-- Description of the task --
Restate, exactly and without pictures, the lines from the start of the listing below through the line holding "import seaborn as sns".
** Begin **
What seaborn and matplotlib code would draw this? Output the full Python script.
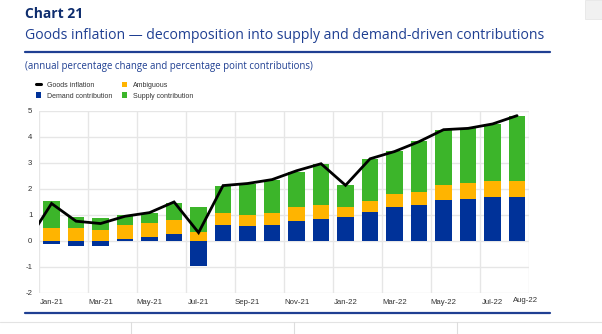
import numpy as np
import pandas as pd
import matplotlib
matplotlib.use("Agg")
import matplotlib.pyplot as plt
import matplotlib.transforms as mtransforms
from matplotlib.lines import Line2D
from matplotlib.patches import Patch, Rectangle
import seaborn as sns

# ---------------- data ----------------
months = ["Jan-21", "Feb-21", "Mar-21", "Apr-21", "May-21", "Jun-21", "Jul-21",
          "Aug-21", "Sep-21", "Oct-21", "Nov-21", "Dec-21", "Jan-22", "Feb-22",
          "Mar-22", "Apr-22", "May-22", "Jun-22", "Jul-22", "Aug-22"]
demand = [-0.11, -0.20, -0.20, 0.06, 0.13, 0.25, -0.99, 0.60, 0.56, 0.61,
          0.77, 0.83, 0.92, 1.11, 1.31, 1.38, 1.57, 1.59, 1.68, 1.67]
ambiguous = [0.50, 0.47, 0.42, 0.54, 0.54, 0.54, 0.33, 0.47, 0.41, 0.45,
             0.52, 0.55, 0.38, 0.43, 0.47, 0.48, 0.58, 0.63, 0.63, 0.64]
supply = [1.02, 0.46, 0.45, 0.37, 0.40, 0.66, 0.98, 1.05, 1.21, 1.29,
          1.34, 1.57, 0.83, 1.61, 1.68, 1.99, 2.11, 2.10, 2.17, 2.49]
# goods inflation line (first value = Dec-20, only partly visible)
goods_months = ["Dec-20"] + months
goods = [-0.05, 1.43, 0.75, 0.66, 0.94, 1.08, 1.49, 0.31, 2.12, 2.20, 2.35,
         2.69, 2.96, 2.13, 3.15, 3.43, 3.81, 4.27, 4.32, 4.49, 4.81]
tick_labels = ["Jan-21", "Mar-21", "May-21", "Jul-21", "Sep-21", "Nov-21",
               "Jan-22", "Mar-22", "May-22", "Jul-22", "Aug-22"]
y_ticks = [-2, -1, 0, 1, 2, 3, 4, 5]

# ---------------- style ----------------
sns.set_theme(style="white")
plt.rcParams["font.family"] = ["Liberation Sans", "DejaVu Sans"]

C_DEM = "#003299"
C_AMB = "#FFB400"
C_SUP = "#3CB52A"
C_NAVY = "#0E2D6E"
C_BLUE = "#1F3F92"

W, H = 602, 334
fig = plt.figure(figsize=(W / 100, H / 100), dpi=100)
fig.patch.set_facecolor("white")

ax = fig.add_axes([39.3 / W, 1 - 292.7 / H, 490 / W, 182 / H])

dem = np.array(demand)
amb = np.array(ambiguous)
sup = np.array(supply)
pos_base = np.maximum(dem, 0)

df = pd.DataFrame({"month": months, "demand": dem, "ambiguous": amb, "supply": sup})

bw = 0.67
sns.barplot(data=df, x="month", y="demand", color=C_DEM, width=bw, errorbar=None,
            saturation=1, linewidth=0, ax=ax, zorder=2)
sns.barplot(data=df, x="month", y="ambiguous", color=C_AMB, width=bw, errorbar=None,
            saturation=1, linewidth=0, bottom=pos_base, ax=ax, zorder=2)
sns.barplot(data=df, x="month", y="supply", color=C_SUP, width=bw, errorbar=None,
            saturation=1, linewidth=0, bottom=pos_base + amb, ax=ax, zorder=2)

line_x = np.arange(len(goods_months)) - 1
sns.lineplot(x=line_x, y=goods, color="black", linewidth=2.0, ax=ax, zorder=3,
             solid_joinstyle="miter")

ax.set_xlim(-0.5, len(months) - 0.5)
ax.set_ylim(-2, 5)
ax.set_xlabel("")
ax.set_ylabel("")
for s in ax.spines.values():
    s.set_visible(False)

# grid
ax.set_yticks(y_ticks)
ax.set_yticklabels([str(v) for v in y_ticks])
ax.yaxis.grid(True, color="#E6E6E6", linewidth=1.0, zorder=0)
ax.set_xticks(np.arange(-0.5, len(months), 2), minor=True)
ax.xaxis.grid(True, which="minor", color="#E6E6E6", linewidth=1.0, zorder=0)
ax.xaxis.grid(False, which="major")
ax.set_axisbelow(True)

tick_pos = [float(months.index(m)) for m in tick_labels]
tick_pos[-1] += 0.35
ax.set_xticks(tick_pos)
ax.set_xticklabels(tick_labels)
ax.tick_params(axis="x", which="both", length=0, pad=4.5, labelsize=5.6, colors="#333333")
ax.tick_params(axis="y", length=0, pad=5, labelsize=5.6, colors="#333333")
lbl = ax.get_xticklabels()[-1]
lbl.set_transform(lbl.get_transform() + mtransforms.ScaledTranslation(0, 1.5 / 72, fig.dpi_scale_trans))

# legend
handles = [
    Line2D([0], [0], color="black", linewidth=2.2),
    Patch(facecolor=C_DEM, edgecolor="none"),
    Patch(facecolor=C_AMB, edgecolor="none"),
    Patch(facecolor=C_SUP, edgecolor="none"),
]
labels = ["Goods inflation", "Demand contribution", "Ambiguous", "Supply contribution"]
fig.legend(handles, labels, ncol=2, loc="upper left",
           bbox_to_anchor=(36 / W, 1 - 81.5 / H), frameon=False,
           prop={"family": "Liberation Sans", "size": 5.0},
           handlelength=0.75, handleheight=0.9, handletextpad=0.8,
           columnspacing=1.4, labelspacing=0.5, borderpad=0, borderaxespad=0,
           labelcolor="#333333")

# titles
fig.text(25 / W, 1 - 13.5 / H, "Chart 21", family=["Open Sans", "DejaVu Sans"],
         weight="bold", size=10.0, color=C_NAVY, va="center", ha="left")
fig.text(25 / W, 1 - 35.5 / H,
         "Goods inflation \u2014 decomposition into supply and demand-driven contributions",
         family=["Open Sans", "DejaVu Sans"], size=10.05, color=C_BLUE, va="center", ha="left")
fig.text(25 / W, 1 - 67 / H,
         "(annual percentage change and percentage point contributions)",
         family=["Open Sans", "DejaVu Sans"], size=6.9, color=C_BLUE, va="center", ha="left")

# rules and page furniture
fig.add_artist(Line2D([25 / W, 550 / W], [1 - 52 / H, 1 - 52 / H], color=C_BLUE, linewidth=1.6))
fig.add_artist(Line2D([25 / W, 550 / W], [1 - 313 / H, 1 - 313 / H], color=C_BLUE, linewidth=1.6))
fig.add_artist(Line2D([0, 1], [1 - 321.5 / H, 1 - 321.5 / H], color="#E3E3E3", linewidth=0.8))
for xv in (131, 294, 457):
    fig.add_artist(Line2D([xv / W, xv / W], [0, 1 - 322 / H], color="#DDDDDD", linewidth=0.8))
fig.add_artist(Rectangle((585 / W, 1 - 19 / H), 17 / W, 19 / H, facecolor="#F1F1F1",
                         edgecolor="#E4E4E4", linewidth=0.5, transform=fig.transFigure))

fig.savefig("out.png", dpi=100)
** End **
-- Solution to this problem --
What seaborn and matplotlib code would draw this? Output the full Python script.
import numpy as np
import pandas as pd
import matplotlib
matplotlib.use("Agg")
import matplotlib.pyplot as plt
import matplotlib.transforms as mtransforms
from matplotlib.lines import Line2D
from matplotlib.patches import Patch, Rectangle
import seaborn as sns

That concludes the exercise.